CLIENT: Yeah. That’s the thing, my parents would never in my entire life ask me or, to my knowledge, call me to work on homework or study for an exam. To have done that would have been an insult. In fact, sometimes my dad, even just in grad school, would be like, “Well I know you’ve got to study.” That type of thing, which is kind of insulting because coming from them, they would just never have asked us to do our assignments or anything like that because (laughs) we were never not going to do them. It’s just the way things were.
THERAPIST: Both you and your sister?
CLIENT: Yeah.
THERAPIST: You automatically did your work?
CLIENT: Right.
THERAPIST: They could just take that as a given?
CLIENT: Yes. I don’t feel like there was ever a situation – no. And they never said like “we need you to get all A’s” or “we would love you more if you got all A’s,” but it was also never a big deal. [00:22:06] Sometimes we’d go to dinner at the end of a school year or something or once we did get our report cards, but it’s not like a “let’s go celebrate.” They never did that, but my dad did have a tough time the first time I got a D in chemistry. (laughs) He did have a tough time.
THERAPIST: What happened?
CLIENT: It was just a marking period grade. It wasn’t my total grade, but I had done very poorly on the exam and it wasn’t because I hadn’t studied. I’m still bad at chemistry, kind of, but he was just speechless. He just didn’t say anything and then there was a parent/teacher conference that came up and he went in and spoke to my chemistry teacher alone and wanted to know what I should be doing. (sighs) And then he spent some time with me preparing for the next exam and telling me “okay, these are the sample book questions that your professor thinks the exam is really based on the book, so you need to be doing these instead.” [00:23:10] I know he meant well, but it felt a little difficult because I wasn’t slacking off. That would have been one thing, I guess.

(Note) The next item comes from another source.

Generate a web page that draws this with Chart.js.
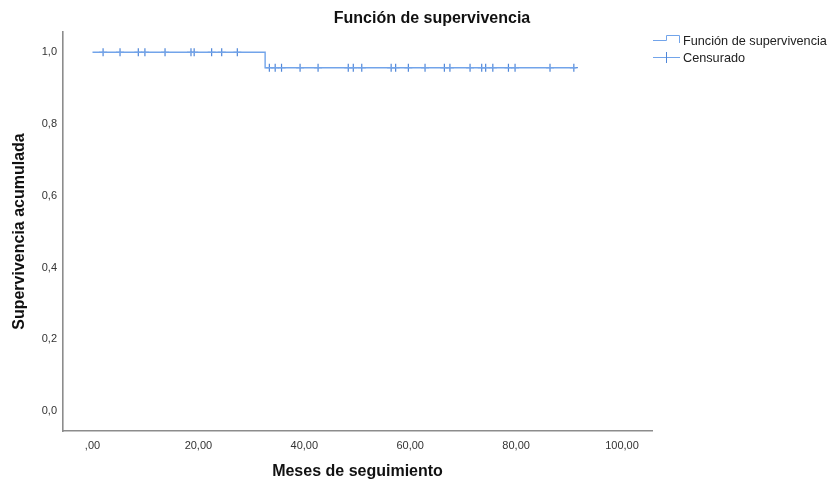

THERAPIST: There is no emphasis on applauding your effort and you’re working really hard at something as a kind of paramount thing and the grade is really secondary.
CLIENT: Yeah, but I think my dad would never think of it that way because he works insanely hard. His dad worked insanely hard. No one would ever – it would be like an insult if someone asked him to go to work or asked him to apply to a job because it’s just understood, expected, baseline. [00:24:04]

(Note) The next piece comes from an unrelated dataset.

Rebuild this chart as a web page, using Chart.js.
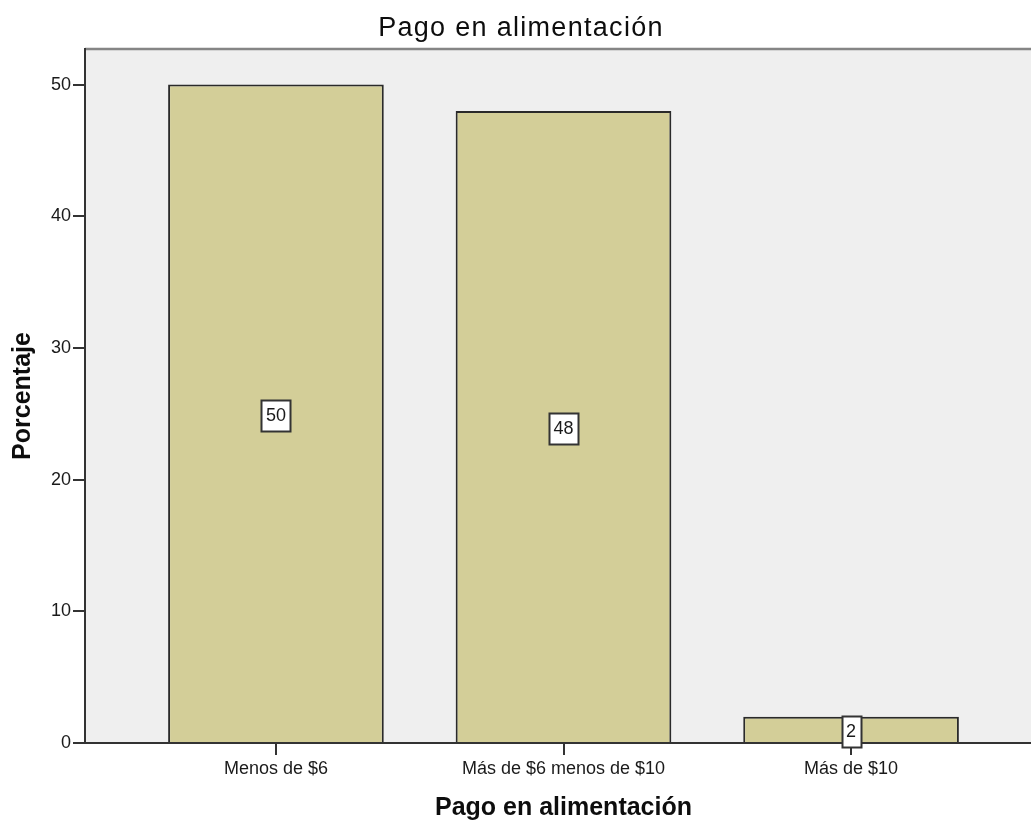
<!DOCTYPE html>
<html>
<head>
<meta charset="utf-8">
<title>Pago en alimentación</title>
<script src="https://cdn.jsdelivr.net/npm/chart.js@4.4.1/dist/chart.umd.min.js"></script>
<style>
  html, body { margin: 0; padding: 0; overflow: hidden; background: #ffffff; }
  #wrap { width: 1042px; height: 821px; }
</style>
</head>
<body>
<div id="wrap"><canvas id="chart" width="1042" height="821"></canvas></div>
<script>
// Chart content
const chartTitle = 'Pago en alimentación';
const categories = ['Menos de $6', 'Más de $6 menos de $10', 'Más de $10'];
const percentages = [50, 48, 2];
const yTicks = [0, 10, 20, 30, 40, 50];
const xAxisTitle = 'Pago en alimentación';
const yAxisTitle = 'Porcentaje';

const FONT = '"Liberation Sans", Arial, Helvetica, sans-serif';
const INK = '#1a1a1a';
const AXIS = '#333333';

// Plot background, frame, titles and value boxes
const panelPlugin = {
  id: 'panel',
  beforeDraw(chart) {
    const { ctx, chartArea: a } = chart;
    ctx.save();
    ctx.fillStyle = '#efefef';
    ctx.fillRect(a.left, a.top, a.right - a.left, a.bottom - a.top);
    ctx.strokeStyle = '#858585';
    ctx.lineWidth = 2.5;
    ctx.beginPath();
    ctx.moveTo(a.left, a.top);
    ctx.lineTo(a.right, a.top);
    ctx.stroke();
    ctx.restore();
  },
  afterDraw(chart) {
    const { ctx, chartArea: a } = chart;
    ctx.save();

    // main title
    ctx.fillStyle = '#0d0d0d';
    ctx.font = '27px ' + FONT;
    ctx.letterSpacing = '1.3px';
    ctx.textAlign = 'center';
    ctx.textBaseline = 'alphabetic';
    ctx.fillText(chartTitle, chart.width / 2, 35.5);
    ctx.letterSpacing = '0px';

    // x axis title
    ctx.font = 'bold 25px ' + FONT;
    ctx.fillText(xAxisTitle, (a.left + a.right) / 2, 815);

    // y axis title
    ctx.save();
    ctx.translate(30, (a.top + a.bottom) / 2);
    ctx.rotate(-Math.PI / 2);
    ctx.fillText(yAxisTitle, 0, 0);
    ctx.restore();

    // value boxes at bar mid-height
    const meta = chart.getDatasetMeta(0);
    const data = chart.data.datasets[0].data;
    ctx.font = '18px ' + FONT;
    ctx.textBaseline = 'middle';
    meta.data.forEach((bar, i) => {
      const text = String(data[i].y);
      const w = Math.round(ctx.measureText(text).width + 9);
      const h = 31;
      const cx = bar.x;
      const cy = (bar.y + bar.base) / 2 + 2;
      const x0 = Math.round(cx - w / 2) + 0.5;
      const y0 = Math.round(cy - h / 2) + 0.5;
      ctx.fillStyle = '#ffffff';
      ctx.fillRect(x0, y0, w, h);
      ctx.strokeStyle = AXIS;
      ctx.lineWidth = 2;
      ctx.strokeRect(x0, y0, w, h);
      ctx.fillStyle = INK;
      ctx.fillText(text, cx, cy + 1);
    });

    ctx.restore();
  }
};

new Chart(document.getElementById('chart'), {
  type: 'bar',
  data: {
    datasets: [{
      label: yAxisTitle,
      data: categories.map((c, i) => ({ x: i, y: percentages[i] })),
      backgroundColor: '#d3ce98',
      borderColor: '#2a2a2a',
      borderWidth: { top: 2, left: 2, right: 2, bottom: 0 },
      borderSkipped: false,
      barPercentage: 0.75,
      categoryPercentage: 1.0
    }]
  },
  options: {
    responsive: false,
    animation: false,
    devicePixelRatio: 1,
    layout: { padding: { top: 49, right: 0, bottom: 0, left: 0 } },
    plugins: {
      legend: { display: false },
      tooltip: { enabled: false },
      title: { display: false }
    },
    scales: {
      x: {
        type: 'linear',
        min: -0.664,
        max: 2.664,
        offset: false,
        afterBuildTicks: s => { s.ticks = categories.map((c, i) => ({ value: i })); },
        afterFit: s => { s.height = 78; },
        grid: {
          offset: false,
          drawOnChartArea: false,
          drawTicks: true,
          tickLength: 12,
          color: AXIS,
          lineWidth: 2
        },
        border: { display: true, color: AXIS, width: 2 },
        ticks: {
          callback: v => categories[v] ?? '',
          font: { size: 18, family: FONT },
          color: INK,
          padding: 3,
          maxRotation: 0,
          autoSkip: false
        }
      },
      y: {
        min: 0,
        max: 52.7,
        afterBuildTicks: s => { s.ticks = yTicks.map(v => ({ value: v })); },
        afterFit: s => { s.width = 85; },
        grid: {
          drawOnChartArea: false,
          drawTicks: true,
          tickLength: 12,
          color: AXIS,
          lineWidth: 2
        },
        border: { display: true, color: AXIS, width: 2 },
        ticks: {
          font: { size: 18, family: FONT },
          color: INK,
          padding: 2
        }
      }
    }
  },
  plugins: [panelPlugin]
});
</script>
</body>
</html>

THERAPIST: That’s kind of how you feel when Ivan’s parents are saying things like that to you, like “do they know who I am? Don’t they know I’m going to get a job and I’m going to do well?”
CLIENT: Yeah.
THERAPIST: But I guess that’s the thing you’re describing. It’s so assumed. I don’t know how to describe this. It’s almost like you don’t get to get applause if you do well at something. It’s just taken as a given expectation – your mom saying, “Well, of course.”
CLIENT: Yeah, I guess. I had a situation in which I got really upset about it, which is really weird for me.

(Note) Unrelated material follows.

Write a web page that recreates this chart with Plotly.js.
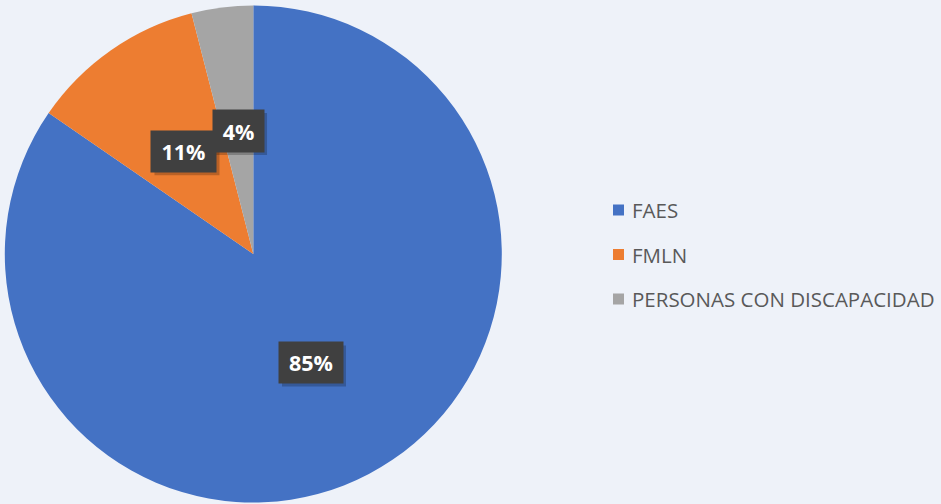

THERAPIST: When you were younger you’re saying?
CLIENT: No. Within the last couple of years. My friend, Judy, from college, a really great friend, I really love her. She’s wonderful, but we’re different in a lot of ways. She did this internship down at Disney. She likes to cook and she did this cooking program for one year during college. [00:25:03] She came back from the internship and she moved in with her parents and she didn’t have a job until May and she came back around Thanksgiving; and they were totally fine with this because she was like, “If I take a bad job, I know myself and I won’t apply to more.” So they just let her not do any – and my parents would never let me. This is unthinkable.